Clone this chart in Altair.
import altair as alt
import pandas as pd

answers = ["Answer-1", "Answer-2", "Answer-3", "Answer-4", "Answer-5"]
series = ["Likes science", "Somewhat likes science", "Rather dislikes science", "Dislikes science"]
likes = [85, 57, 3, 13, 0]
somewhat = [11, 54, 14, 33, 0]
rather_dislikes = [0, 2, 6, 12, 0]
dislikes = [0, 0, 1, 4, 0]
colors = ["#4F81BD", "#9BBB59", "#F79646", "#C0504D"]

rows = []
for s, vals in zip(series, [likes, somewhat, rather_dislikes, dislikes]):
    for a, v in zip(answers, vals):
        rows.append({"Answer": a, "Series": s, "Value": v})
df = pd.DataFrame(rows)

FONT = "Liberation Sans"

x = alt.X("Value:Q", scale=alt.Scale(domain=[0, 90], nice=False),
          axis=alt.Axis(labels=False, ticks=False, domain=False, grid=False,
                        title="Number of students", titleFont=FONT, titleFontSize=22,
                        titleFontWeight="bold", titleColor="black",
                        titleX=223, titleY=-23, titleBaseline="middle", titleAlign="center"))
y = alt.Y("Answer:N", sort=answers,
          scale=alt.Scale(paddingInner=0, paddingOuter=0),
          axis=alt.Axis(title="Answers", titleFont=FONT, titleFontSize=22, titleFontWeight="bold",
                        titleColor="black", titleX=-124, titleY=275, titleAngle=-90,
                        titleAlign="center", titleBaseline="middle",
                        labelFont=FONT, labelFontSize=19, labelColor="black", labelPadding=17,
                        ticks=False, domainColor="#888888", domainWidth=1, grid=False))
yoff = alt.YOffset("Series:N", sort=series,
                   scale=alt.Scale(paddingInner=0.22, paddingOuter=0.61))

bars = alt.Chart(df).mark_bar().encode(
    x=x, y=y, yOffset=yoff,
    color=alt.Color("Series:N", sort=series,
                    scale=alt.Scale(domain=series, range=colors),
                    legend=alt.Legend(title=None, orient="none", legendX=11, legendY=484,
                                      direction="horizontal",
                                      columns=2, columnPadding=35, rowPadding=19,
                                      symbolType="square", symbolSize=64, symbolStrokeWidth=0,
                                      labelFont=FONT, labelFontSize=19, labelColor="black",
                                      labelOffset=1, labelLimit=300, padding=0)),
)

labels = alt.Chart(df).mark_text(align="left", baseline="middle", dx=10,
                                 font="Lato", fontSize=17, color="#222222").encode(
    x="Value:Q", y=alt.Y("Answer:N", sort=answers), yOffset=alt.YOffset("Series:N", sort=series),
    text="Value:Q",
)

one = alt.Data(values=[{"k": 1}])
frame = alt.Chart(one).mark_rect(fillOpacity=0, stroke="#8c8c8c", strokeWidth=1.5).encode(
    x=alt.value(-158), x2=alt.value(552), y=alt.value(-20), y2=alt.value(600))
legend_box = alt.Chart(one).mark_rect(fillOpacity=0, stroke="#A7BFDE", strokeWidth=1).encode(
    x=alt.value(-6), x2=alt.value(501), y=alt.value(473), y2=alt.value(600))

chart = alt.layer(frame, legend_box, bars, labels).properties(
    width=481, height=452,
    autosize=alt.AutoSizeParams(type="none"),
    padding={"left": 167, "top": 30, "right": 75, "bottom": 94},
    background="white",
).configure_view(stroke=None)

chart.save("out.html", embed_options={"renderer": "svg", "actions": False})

# # #

Required task ->
Return exactly the leading lines of the listing, stopping after the line in which "import pandas as pd" occurs.

Written response ->
Clone this chart in Altair.
import altair as alt
import pandas as pd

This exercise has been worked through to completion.